Grounded in Luca Marinelli’s towering and award-winning performance as the hardscrabble undereducated sailor with literary dreams and dogged determination, whose talent and arrogance grow in equal proportions, Martin Eden deftly moves from decaying celluloid and stunning monochrome glimpses of history to freshly-exposed 16mm film, and from heaving sea and grimy alleys to sprawling estates, sumptuous countryside and decadent apartments. Equally besotted with language and images, Martin Eden embraces the contradictions of the spirited artist who sows the seeds of his own self-destruction, and delivers its emotional payloads with unflinching honesty and uncommon brio. — Doug Dillaman
“This isn’t Marcello’s first narrative feature, but… somewhat of a seminal first for Marcello in reach and scope. And the purview of the adaptation rises to the challenge, the incredible depth of character, theme, and tone sweeping viewers across a wide range of thought and emotion. The quixotic, frequently angry and even epic Künstlerroman tale of Martin Eden is the tale of artistic comeuppance, a rags-to-riches rise that’s somewhat autobiographical for Marcello, a self-taught filmmaker in his own right…
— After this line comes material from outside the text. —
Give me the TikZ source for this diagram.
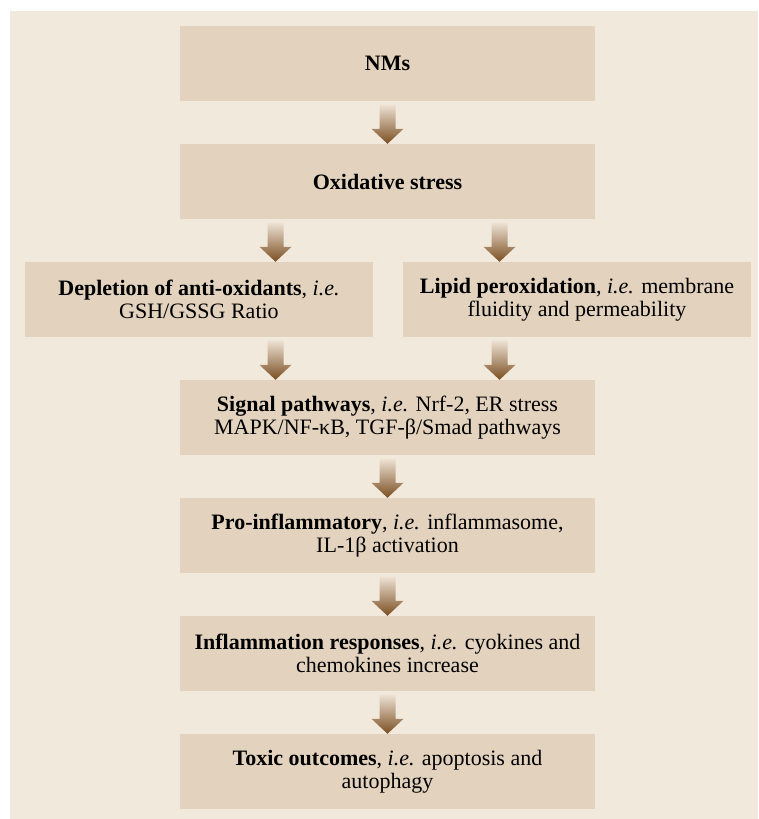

The tense, emotional energy behind Martin’s archetypal European hero’s journey (think: Faust, Hamlet) is expressive, dynamic, and experimental at times. Marinelli’s performance is immaculately layered and positions him in the spotlight as the upcoming sensation he is… The sizzling grain of the 16mm cinematography in concert with the spiraling feral drama conjures a tonal undercurrent of Golden Age Hollywood while still feeling modern and relevant.” — Luke Hicks, The Playlist
About the Filmmaker
Pietro Marcello was born in Caserta, Italy and attended the Academy of Fine Arts in Napoli. His fiction feature debut, Lost and Beautiful, screened at NZIFF in 2016. Selected filmography: The Silence of the Pelesjan (2011), The Mouth of the Wolf (2009), Crossing the Line (2007).